** start SOURCE MATERIAL **

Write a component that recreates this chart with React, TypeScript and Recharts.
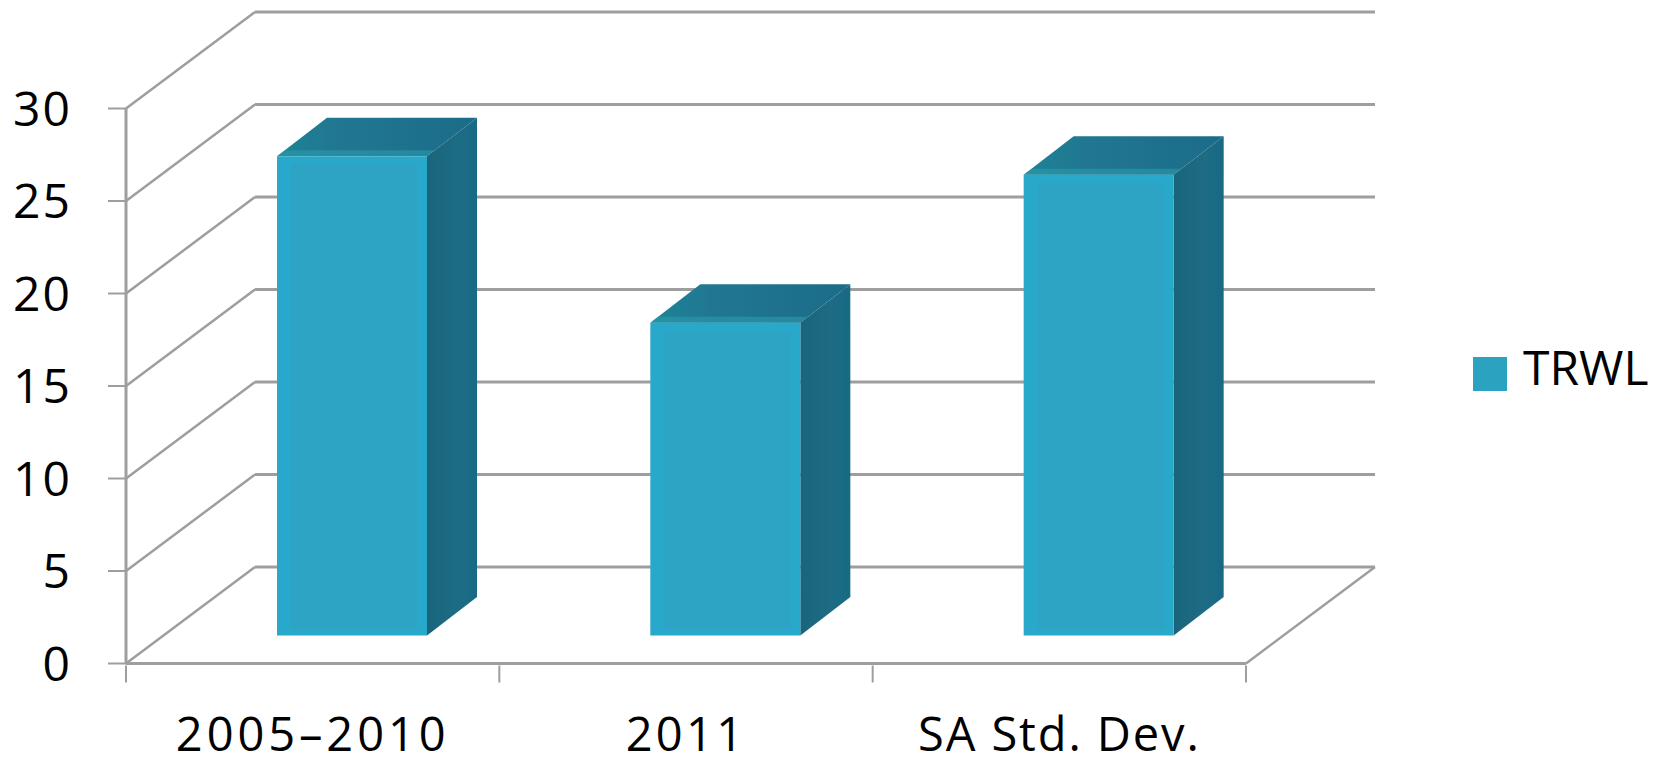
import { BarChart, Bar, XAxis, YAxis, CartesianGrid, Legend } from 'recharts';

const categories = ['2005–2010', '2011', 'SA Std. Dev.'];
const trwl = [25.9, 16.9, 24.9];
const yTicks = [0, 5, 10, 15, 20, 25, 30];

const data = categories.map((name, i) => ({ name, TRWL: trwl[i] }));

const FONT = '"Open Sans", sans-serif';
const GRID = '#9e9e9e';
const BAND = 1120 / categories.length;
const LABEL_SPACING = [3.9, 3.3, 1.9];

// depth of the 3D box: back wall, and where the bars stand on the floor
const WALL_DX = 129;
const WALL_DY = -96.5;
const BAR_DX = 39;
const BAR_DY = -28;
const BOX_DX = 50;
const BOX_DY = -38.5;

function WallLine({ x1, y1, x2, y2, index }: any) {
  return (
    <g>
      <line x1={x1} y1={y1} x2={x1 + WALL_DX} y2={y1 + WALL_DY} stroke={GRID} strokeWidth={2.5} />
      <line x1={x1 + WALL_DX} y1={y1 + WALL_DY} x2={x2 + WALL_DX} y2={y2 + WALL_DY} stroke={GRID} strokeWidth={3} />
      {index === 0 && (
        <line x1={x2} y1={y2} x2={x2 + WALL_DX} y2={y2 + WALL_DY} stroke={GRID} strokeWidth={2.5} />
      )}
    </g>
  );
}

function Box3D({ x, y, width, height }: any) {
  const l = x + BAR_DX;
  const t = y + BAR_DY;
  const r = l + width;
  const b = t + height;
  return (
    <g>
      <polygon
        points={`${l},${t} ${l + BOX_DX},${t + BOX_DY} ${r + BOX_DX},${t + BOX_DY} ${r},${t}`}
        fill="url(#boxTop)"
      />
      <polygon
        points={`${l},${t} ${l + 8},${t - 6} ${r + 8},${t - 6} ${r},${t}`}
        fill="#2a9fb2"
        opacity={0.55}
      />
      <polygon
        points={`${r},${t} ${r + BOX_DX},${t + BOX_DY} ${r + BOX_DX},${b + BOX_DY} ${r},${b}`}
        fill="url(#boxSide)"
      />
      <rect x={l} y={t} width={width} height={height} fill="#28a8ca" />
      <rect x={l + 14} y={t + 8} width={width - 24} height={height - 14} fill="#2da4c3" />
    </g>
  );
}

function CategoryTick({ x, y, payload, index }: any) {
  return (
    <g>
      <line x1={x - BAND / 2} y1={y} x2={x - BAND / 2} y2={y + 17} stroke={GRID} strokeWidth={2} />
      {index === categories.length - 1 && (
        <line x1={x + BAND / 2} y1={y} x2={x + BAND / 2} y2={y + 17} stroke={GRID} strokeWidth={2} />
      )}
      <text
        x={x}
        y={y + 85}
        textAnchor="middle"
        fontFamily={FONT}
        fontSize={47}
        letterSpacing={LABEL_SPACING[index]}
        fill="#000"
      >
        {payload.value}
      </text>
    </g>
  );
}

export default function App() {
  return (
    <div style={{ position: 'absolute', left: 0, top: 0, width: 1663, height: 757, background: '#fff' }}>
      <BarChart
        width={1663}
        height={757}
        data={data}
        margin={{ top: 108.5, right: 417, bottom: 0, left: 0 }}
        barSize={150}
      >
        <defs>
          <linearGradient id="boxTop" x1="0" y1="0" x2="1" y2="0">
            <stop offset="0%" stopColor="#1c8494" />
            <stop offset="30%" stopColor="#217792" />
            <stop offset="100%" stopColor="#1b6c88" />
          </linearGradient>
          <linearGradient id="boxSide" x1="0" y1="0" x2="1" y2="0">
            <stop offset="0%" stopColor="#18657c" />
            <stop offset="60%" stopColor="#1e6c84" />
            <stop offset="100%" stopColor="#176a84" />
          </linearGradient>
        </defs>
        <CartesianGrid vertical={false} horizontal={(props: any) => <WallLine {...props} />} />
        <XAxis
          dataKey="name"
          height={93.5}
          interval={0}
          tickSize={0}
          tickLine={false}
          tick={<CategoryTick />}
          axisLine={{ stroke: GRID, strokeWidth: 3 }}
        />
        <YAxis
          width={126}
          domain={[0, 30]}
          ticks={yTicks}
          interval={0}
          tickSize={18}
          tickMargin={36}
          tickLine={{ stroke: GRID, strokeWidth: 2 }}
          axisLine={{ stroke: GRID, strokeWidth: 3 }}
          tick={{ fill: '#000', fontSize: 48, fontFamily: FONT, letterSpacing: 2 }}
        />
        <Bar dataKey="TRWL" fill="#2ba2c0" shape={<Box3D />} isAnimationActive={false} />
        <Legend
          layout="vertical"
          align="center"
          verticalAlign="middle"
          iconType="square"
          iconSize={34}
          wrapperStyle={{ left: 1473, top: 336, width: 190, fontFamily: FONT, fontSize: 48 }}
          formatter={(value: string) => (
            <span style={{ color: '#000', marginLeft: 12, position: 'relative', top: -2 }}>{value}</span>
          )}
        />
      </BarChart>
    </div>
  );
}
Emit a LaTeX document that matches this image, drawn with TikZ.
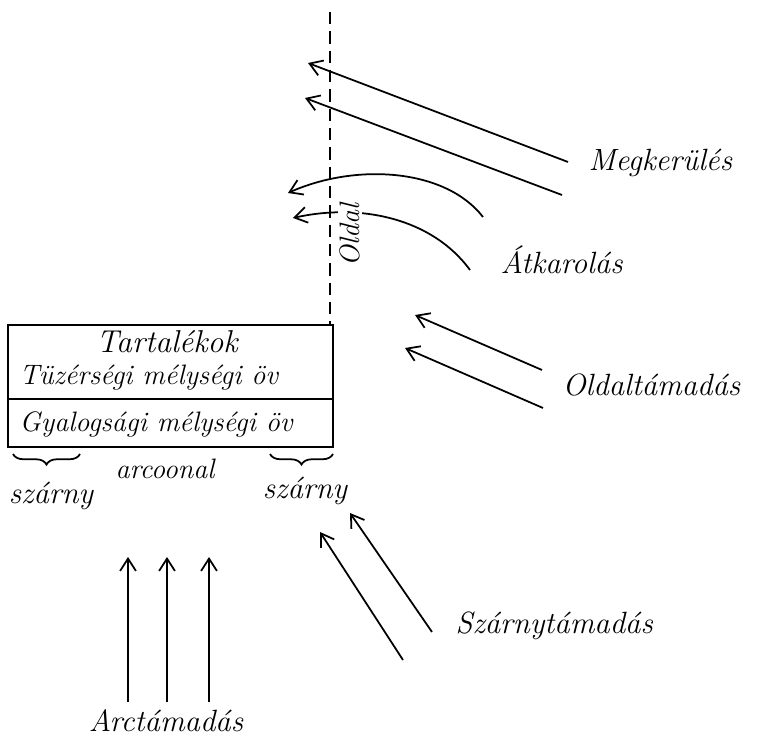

** end SOURCE MATERIAL **

[OBJECTIVE] Could you repeat exactly the lines from the first one of the records above through the line containing "const BOX_DY = -38.5;", leaving out any pictures?

[REPLY]
Write a component that recreates this chart with React, TypeScript and Recharts.
import { BarChart, Bar, XAxis, YAxis, CartesianGrid, Legend } from 'recharts';

const categories = ['2005–2010', '2011', 'SA Std. Dev.'];
const trwl = [25.9, 16.9, 24.9];
const yTicks = [0, 5, 10, 15, 20, 25, 30];

const data = categories.map((name, i) => ({ name, TRWL: trwl[i] }));

const FONT = '"Open Sans", sans-serif';
const GRID = '#9e9e9e';
const BAND = 1120 / categories.length;
const LABEL_SPACING = [3.9, 3.3, 1.9];

// depth of the 3D box: back wall, and where the bars stand on the floor
const WALL_DX = 129;
const WALL_DY = -96.5;
const BAR_DX = 39;
const BAR_DY = -28;
const BOX_DX = 50;
const BOX_DY = -38.5;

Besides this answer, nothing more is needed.